*** Recorded information
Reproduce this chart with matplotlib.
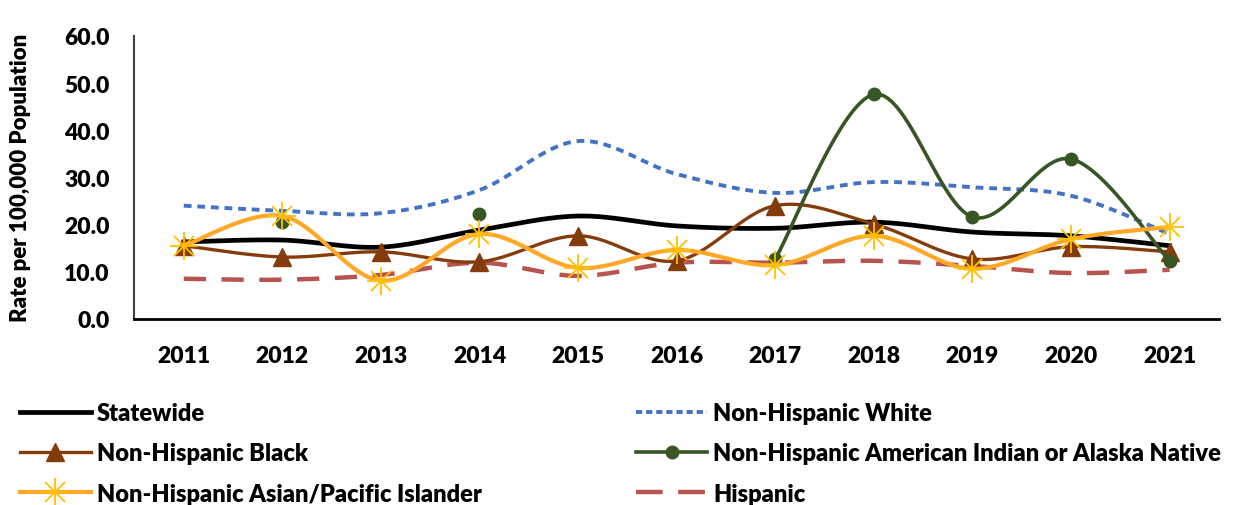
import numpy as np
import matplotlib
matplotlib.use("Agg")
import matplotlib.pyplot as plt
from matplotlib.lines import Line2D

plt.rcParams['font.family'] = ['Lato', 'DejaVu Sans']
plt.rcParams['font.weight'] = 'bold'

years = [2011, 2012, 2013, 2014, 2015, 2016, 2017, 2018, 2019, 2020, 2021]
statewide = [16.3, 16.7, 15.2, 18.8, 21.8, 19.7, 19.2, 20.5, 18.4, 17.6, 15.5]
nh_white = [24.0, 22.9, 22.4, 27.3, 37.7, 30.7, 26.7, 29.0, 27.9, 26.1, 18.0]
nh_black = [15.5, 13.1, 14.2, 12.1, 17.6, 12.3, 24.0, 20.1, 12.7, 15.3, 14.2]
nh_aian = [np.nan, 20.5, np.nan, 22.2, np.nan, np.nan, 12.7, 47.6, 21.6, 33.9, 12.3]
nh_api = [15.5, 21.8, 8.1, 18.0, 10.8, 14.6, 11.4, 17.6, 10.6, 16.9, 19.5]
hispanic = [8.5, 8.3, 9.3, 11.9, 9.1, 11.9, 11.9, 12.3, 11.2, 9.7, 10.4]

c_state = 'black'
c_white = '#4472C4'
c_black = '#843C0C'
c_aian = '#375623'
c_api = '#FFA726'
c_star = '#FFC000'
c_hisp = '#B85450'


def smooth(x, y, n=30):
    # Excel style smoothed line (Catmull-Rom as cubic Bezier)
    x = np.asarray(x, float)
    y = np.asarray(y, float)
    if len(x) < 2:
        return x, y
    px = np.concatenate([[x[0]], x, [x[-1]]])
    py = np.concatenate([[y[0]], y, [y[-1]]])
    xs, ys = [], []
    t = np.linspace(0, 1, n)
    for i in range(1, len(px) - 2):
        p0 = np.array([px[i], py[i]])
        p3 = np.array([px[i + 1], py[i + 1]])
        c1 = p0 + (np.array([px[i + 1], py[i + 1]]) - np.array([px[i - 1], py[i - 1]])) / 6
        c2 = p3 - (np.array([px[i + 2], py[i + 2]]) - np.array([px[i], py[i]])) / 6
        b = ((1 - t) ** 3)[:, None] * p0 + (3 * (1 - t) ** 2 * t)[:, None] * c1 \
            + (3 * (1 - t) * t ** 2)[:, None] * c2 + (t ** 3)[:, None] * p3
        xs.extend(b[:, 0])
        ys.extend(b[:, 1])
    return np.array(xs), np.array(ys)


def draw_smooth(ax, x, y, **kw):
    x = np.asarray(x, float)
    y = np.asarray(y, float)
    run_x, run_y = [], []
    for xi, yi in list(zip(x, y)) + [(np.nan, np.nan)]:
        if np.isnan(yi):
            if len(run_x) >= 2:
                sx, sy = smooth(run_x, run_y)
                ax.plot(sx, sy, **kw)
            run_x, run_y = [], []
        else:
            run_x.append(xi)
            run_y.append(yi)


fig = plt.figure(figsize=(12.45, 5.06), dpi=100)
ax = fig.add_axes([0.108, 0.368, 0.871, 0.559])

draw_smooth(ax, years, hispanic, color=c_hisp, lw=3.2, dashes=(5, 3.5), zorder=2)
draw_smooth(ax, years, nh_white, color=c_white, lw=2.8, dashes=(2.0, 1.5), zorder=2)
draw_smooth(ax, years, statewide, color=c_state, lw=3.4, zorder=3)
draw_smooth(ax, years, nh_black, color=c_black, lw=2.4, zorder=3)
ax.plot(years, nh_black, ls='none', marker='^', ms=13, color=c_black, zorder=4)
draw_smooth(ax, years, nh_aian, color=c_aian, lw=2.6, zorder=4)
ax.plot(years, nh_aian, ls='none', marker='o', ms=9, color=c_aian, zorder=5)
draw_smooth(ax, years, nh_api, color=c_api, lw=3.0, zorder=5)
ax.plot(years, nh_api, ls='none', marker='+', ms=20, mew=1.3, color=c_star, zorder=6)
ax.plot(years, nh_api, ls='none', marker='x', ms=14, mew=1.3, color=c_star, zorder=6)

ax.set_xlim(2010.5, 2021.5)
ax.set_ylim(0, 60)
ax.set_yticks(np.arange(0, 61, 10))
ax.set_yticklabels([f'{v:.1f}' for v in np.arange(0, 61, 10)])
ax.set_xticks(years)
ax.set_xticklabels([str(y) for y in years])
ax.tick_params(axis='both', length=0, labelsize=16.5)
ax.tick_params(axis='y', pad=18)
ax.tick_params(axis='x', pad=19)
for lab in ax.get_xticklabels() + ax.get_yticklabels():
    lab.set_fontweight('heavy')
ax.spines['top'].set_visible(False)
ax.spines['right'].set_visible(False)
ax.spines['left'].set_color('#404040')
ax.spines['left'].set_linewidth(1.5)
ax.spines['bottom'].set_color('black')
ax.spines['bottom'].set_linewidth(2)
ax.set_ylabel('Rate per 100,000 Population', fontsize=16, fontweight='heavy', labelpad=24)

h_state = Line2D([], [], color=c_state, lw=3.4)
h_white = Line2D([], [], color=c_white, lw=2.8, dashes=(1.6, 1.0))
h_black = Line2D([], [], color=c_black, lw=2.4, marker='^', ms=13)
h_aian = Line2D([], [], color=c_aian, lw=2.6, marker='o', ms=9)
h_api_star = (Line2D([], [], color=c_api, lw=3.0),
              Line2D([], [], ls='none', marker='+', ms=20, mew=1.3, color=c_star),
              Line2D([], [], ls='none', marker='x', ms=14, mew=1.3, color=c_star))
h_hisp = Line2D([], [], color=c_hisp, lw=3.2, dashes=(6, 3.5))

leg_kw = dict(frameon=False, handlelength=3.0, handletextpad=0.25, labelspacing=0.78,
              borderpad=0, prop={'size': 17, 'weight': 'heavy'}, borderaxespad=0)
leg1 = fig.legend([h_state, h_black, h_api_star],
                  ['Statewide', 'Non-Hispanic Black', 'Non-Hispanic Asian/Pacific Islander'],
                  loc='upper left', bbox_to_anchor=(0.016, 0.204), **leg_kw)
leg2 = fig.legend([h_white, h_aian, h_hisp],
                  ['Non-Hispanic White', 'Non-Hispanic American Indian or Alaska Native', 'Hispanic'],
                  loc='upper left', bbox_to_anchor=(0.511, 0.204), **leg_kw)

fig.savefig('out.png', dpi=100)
******
__Exercise description__
Leave out the pictures and restate, word for word, the lines from the top of the data through the line containing "plt.rcParams['font.weight'] = 'bold'", both included.

__Result of this exercise__
Reproduce this chart with matplotlib.
import numpy as np
import matplotlib
matplotlib.use("Agg")
import matplotlib.pyplot as plt
from matplotlib.lines import Line2D

plt.rcParams['font.family'] = ['Lato', 'DejaVu Sans']
plt.rcParams['font.weight'] = 'bold'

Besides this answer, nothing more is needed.